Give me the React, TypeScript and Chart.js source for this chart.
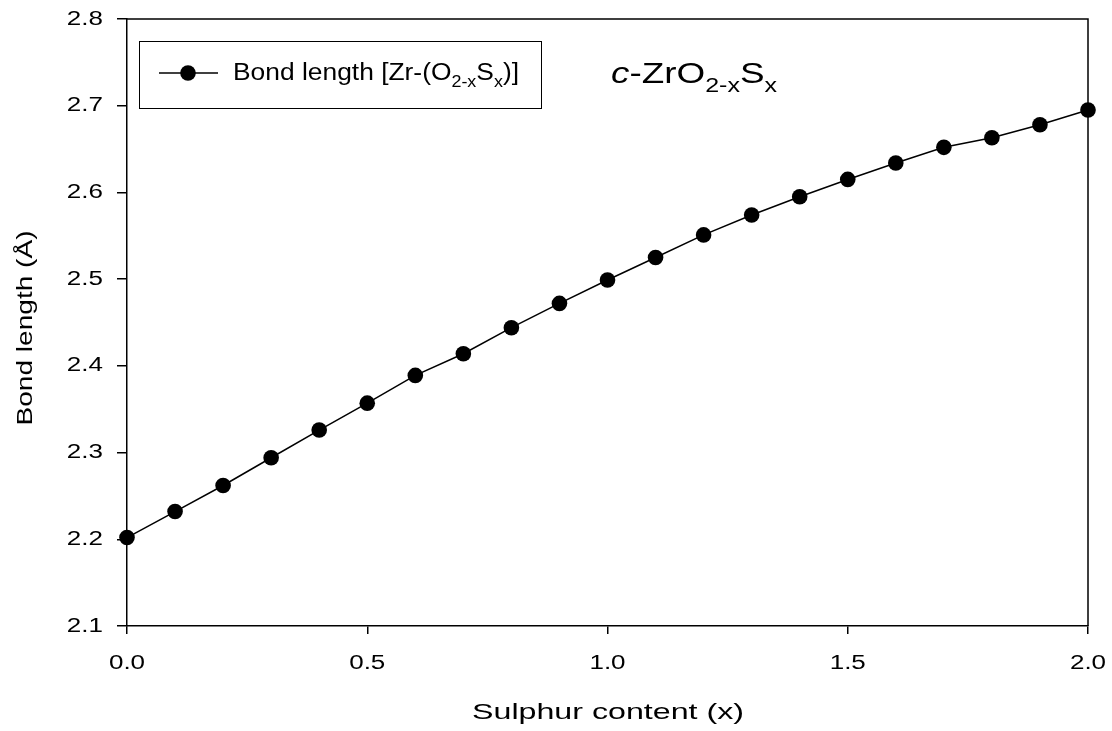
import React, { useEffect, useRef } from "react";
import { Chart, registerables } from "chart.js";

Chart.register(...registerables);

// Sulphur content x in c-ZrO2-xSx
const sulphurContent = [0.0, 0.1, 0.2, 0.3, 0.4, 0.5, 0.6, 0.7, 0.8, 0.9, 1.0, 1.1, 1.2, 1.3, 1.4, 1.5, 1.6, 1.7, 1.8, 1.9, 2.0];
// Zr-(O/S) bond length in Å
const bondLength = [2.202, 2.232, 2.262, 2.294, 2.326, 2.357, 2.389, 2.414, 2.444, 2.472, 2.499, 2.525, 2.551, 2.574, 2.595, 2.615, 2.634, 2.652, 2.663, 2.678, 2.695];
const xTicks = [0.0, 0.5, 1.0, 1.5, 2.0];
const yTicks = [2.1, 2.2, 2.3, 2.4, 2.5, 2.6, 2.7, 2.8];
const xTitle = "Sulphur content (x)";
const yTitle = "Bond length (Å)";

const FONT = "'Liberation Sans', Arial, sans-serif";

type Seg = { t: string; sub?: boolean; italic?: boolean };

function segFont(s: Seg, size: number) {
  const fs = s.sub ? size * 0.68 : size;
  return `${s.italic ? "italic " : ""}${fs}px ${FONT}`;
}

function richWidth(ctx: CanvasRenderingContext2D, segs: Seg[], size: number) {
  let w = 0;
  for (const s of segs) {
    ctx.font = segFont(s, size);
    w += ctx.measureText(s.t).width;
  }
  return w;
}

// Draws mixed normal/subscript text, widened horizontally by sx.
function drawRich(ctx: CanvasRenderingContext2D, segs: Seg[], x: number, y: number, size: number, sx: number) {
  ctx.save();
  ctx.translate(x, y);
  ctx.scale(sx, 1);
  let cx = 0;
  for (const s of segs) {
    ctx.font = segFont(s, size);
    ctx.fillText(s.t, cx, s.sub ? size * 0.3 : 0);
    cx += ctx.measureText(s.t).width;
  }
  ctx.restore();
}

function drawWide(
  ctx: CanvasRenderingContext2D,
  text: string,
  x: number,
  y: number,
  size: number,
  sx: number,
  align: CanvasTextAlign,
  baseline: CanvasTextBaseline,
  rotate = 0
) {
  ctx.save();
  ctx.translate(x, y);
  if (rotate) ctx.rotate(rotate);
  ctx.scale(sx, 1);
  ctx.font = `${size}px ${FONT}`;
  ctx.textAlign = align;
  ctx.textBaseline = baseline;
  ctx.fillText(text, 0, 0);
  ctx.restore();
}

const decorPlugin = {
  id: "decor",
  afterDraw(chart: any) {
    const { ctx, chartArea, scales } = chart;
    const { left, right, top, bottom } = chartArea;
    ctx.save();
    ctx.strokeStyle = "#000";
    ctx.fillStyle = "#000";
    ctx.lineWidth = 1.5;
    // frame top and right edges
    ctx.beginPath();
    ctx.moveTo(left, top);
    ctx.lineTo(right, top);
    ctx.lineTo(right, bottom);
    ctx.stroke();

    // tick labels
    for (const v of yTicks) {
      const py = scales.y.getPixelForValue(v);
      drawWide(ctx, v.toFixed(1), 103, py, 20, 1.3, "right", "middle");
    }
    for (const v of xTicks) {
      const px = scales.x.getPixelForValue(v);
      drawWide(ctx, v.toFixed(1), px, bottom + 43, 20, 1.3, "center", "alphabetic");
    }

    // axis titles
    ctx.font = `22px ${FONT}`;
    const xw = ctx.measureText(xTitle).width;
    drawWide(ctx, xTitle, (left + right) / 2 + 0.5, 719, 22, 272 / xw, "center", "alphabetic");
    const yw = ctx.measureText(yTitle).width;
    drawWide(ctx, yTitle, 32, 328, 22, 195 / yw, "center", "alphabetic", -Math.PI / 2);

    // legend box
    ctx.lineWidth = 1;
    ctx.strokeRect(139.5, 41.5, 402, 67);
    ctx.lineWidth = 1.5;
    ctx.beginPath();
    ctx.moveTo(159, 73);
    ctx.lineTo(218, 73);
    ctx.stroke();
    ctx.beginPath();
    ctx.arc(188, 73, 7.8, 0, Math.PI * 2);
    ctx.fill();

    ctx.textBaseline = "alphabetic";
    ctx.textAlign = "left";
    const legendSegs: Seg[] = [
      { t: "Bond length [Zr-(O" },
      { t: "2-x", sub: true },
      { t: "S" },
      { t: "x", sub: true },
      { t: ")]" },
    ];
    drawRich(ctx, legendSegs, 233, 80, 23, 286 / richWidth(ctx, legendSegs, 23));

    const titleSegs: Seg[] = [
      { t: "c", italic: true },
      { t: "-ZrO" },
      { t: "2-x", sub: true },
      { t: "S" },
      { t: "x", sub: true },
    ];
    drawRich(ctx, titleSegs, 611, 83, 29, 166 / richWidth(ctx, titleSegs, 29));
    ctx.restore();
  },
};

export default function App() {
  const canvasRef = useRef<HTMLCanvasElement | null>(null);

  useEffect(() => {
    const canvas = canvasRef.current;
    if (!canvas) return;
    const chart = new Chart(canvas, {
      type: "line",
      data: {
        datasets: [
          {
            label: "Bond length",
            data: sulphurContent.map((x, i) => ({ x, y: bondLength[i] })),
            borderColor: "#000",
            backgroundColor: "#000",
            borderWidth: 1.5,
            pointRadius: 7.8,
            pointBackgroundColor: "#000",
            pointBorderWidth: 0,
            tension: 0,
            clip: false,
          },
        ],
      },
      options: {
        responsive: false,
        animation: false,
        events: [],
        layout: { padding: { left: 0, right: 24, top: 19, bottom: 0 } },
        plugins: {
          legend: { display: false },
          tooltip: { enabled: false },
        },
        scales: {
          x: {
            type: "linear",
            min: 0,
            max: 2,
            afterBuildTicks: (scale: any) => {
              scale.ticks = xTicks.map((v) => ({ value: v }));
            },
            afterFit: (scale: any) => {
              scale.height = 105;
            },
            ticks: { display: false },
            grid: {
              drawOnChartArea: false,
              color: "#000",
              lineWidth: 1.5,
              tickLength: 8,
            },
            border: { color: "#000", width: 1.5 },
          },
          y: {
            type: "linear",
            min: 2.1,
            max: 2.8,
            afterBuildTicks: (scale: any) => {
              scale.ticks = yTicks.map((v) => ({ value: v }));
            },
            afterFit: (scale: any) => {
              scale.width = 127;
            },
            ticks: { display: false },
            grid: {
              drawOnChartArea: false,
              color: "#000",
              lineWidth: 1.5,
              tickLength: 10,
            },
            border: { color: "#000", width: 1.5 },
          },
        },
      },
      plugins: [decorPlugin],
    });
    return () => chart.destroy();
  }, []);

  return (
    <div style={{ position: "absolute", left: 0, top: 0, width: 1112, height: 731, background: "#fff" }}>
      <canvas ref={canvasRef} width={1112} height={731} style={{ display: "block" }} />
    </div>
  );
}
——————————
## WHAT IS ASKED
Pictures are excluded; extract exactly the lines from the start of the data through the line that holds "string; sub?: boolean;", both ends included.

## SOLUTION FOR THIS PROBLEM
Give me the React, TypeScript and Chart.js source for this chart.
import React, { useEffect, useRef } from "react";
import { Chart, registerables } from "chart.js";

Chart.register(...registerables);

// Sulphur content x in c-ZrO2-xSx
const sulphurContent = [0.0, 0.1, 0.2, 0.3, 0.4, 0.5, 0.6, 0.7, 0.8, 0.9, 1.0, 1.1, 1.2, 1.3, 1.4, 1.5, 1.6, 1.7, 1.8, 1.9, 2.0];
// Zr-(O/S) bond length in Å
const bondLength = [2.202, 2.232, 2.262, 2.294, 2.326, 2.357, 2.389, 2.414, 2.444, 2.472, 2.499, 2.525, 2.551, 2.574, 2.595, 2.615, 2.634, 2.652, 2.663, 2.678, 2.695];
const xTicks = [0.0, 0.5, 1.0, 1.5, 2.0];
const yTicks = [2.1, 2.2, 2.3, 2.4, 2.5, 2.6, 2.7, 2.8];
const xTitle = "Sulphur content (x)";
const yTitle = "Bond length (Å)";

const FONT = "'Liberation Sans', Arial, sans-serif";

type Seg = { t: string; sub?: boolean; italic?: boolean };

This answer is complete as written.